O Estado de S.Paulo - 08/03/11
O carregamento das reservas brasileiras, hoje de US$ 309,4 bilhões, custa caro (cerca de R$ 40 bilhões por ano) e quanto mais crescem, mais dólares atraem. Por que, então, não usar parte dessas reservas para investir em infraestrutura? Não teriam retorno bem maior do que o rendimento dos títulos em que estão aplicadas, na medida em que reduziriam os custos de produção do Brasil, perguntam leitores desta Coluna.
Essa proposta não é nova. Nos anos 80, o ex-ministro Delfim Netto chegou a sugerir a utilização de reservas "para construção de estradas".
Naquela época não fazia muito sentido porque o Brasil tinha baixo nível de reservas e era preciso ter dinheiro em caixa para enfrentar fugas de capital, tão frequentes diante de tantas crises.
No entanto, hoje as reservas não cumprem mais a função de blindar o País contra crises, uma vez que há mais do que o suficiente para isso. Por que não aceitar essa sugestão?
É que eventual utilização de reservas para investimentos em infraestrutura teria de ser gasta em dólares e não em reais. Se tivessem de ser gastas em moeda nacional, para pagamento de salários e materiais, exigiriam conversão em reais. E, se um pedaço das reservas fosse reconvertido em reais, estaria acentuando a valorização do real por meio de aumento da oferta de moeda estrangeira no mercado. E essa valorização é o que o governo está pretendendo evitar com o aumento das reservas.
Mas se fossem utilizadas para pagar lá fora equipamentos e serviços destinados a ampliação de infraestrutura sem ter de passar pelo câmbio interno, as reservas em dólares estariam aumentando ou as importações ou as despesas com serviços. Nessas condições, estariam elevando o déficit em Conta Corrente (contas externas), que neste ano deverá saltar para alguma coisa em torno dos 2,9% do PIB (algo entre US$ 65 bilhões ou US$ 70 bilhões), pelas últimas projeções do Banco Central.

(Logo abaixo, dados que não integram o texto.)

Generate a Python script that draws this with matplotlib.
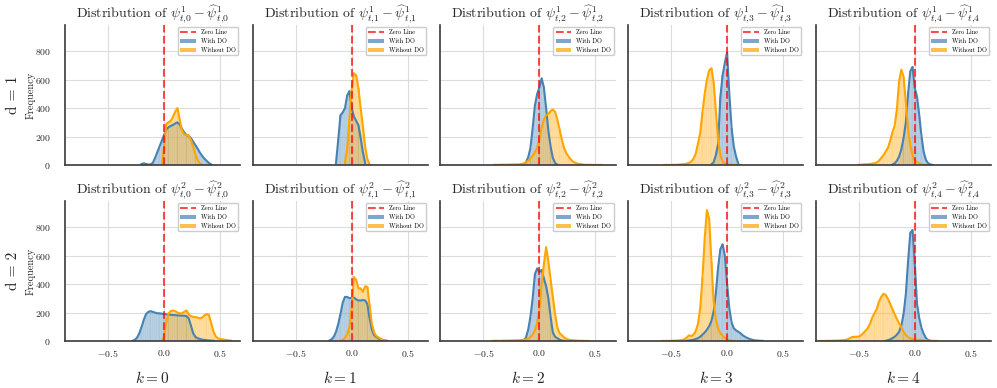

Outra opção seria o uso de parte das reservas pelo Tesouro com o objetivo de aumentar o capital de empresas estatais, como Banco do Brasil, Petrobrás e BNDES. Como a maioria dessas empresas tem obrigatoriamente despesas em dólares, esses recursos nem teriam de passar pelo câmbio interno.
Independentemente de qualquer outra consideração, se o Tesouro adiantasse a uma empresa estatal um volume de moeda estrangeira das reservas nacionais que necessariamente devessem ser gastas lá fora, fica claro que deixaria de ser feita a operação de compra de dólares que essas estatais teriam de realizar para se abastecer e da qual agora ficariam dispensadas. Ou seja, mais uma vez, ficaria reduzida a procura por moeda estrangeira, justamente o que o governo quer ampliar.
Se pudesse ser feita, a utilização de reservas para ampliação e modernização da infraestrutura no Brasil talvez resolvesse o problema do alto custo de carregamento e da baixa rentabilidade dos títulos em que estão aplicadas, mas não resolveria outros. Especialmente, não resolveria o problema da enorme oferta de moeda estrangeira no câmbio interno, fator que está provocando a valorização do real diante do dólar.